The source of a wave refers to the matter or particles oscillating in that wave.
The faster the particles or matter oscillate of a wave, the greater the corresponding frequency will be. Due to the inverse relationship, a higher frequency will yield a lower period for that wave.
Chapter 1:c
Define the electromagnetic spectrum
The Electromagnetic spectrum (EM) comprises all the varying forms of electromagnetic radiation based on their frequencies and wavelengths.
The spectrum is ordered by increasing frequencies (and energies) and decreasing wavelengths.
Chapter 1:c
List the order of the EM spectrum.
Radio waves-
Microwaves-
Infrared-
Visible light-
Ultraviolet-
X rays-
Gamma rays-
Chapter 1:c
List the proportions of EM regions emitted via the sun
The sun emits the following proportions of electromagnetic radiation.
50% infrared-40% visible light-10% Ultraviolet
Chapter 1:c
List the frequencies of the visible spectrum in order of decreasing wavelengths.

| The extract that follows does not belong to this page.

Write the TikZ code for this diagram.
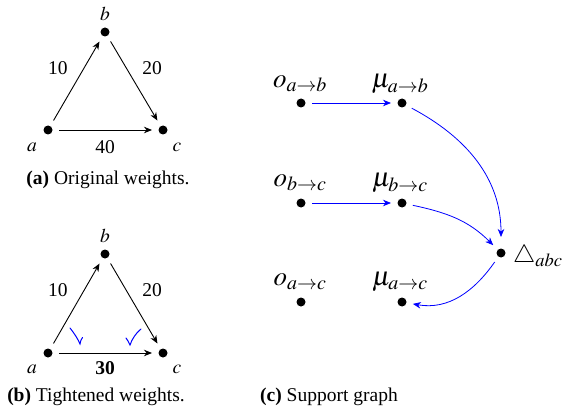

Red-Orange-Yellow-Green-Blue-Indigo-Violate.
Chapter 1:c
Describe the use of Radio waves in society
Given Radio waves have the longest wavelengths across all regions on the EM spectrum these rays can travel long and uninterrupted distances, diffracting around large objects.
This form of EM radiation is used commonly in communication settings. As radio waves are emitted via towers and can be picked up by antennas.
Chapter 1:c
Describe the use of micro-waves in society
Given microwaves also comprise significant wavelengths with shorter frequencies they are utilized in society regarding radar/WiFi systems and phone signals, as these rays can travel long distances. Microwaves can also be used to heat food as well.
Chapter 1:c
Describe the use of infrared rays in society
All objects with a temperature greater than 0 K will emit infrared radiation due to the kinetic energy of particles.
Infrared is used in various activities that involve heat/heat transmissions. Including radiation heaters which convert infrared radiation to different objects in an area, causing them to heat up.
Chapter 1:c
Describe the use of visible light in society.
Visible light allows humans to perceive color. When a human sees a color it’s a frequency of the visible spectrum, being reflected off an object with the remaining frequencies absorbed by that object.